The AMT patch will protect about 26 million American taxpayers from an unwelcome tax increase.
The bill will extend the research and experimentation tax credit, which provides an important incentive for businesses to invest in the development of new products and technologies. The legislation also improves and extends tax incentives for charitable giving by individuals and businesses.
The bill extends deductions for State and local sales taxes and for tuition expenses, and it extends an additional standard deduction for property taxes paid.
This bill will extend broad-based tax incentives for renewable investments in wind, solar, biofuels, and other renewable energy investments.
The legislation includes a provision that would temporarily raise the cap on federally insured deposits from $100,000 to $250,000. That provision would expire at the end of 2009.
This legislation will grant tax relief for victims of floods, storms, and tornadoes between May 20 and August 1 in Arkansas, Illinois, Indiana, Iowa, Kansas, Michigan, Minnesota, Missouri, Nebraska, and Wisconsin.
The President commends the Senate for its strong bipartisan vote in favor of the financial rescue plan. This bill is essential to the financial security of every American. It is aimed at helping American families, small businesses, and State and local governments. The original proposal was revised to include strong oversight that strengthened the legislation:
This legislation places limits on executive compensation. When the Treasury Department buys assets directly, the financial institution selling them must observe standards limiting incentives and prohibiting golden parachutes. When the Treasury Department buys more than $300 million in assets at auction from a single institution, executive compensation above $500,000 will not be tax-deductible and the institution will be subject to penalties for golden parachute payments triggered by events other than retirement.
The Treasury Department will receive warrants for non-voting stock from participating financial institutions, if needed, to cover losses and administrative costs while allowing taxpayers to benefit from equity appreciation.
Under this bipartisan agreement, the Treasury Secretary would be authorized to remove troubled assets in stages. Initially, the Treasury Secretary will have the ability to immediately purchase or insure up to $250 billion. In order to access the next $100 billion, the President must certify the need for the authority and report to Congress. For the final $350 billion, the President must request the authority through a written report to Congress. The Treasury Secretary will then have the authority unless Congress passes a joint resolution of disapproval within 15 days.
It is projected that much, if not all, of the tax dollars invested by the Federal government into these troubled financial institutions will be paid back over time. Under the purchase program, the government would sell or hold the acquired assets, with the proceeds going back to the Treasury, to offset much, if not all, of the initial cost. Under the program to guarantee troubled assets, the Treasury Department would charge risk-based premiums to cover any anticipated claims.
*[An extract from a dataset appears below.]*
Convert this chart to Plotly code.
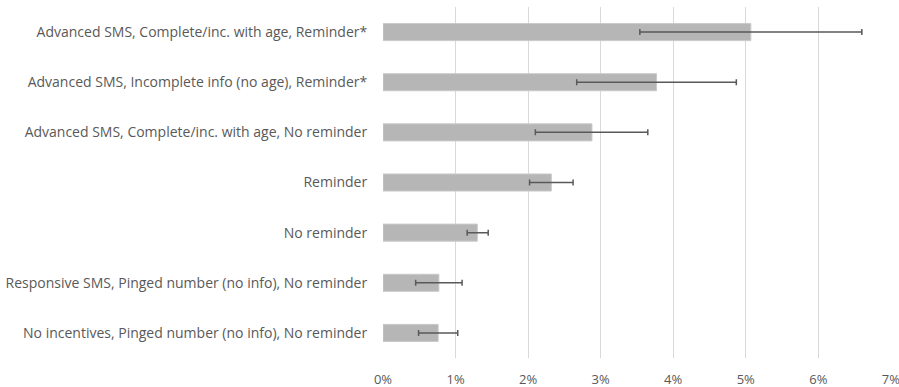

Our Economy Is Depending On Decisive Action By The Government
In recent weeks, the Federal government has taken a series of measures to help promote stability in the overall economy. We have boosted confidence in money market mutual funds and acted to prevent major investors from intentionally driving down stocks for their own personal gain. But more action is needed. We must address the root cause behind much of the instability in our markets the mortgage assets that have lost value during the housing decline.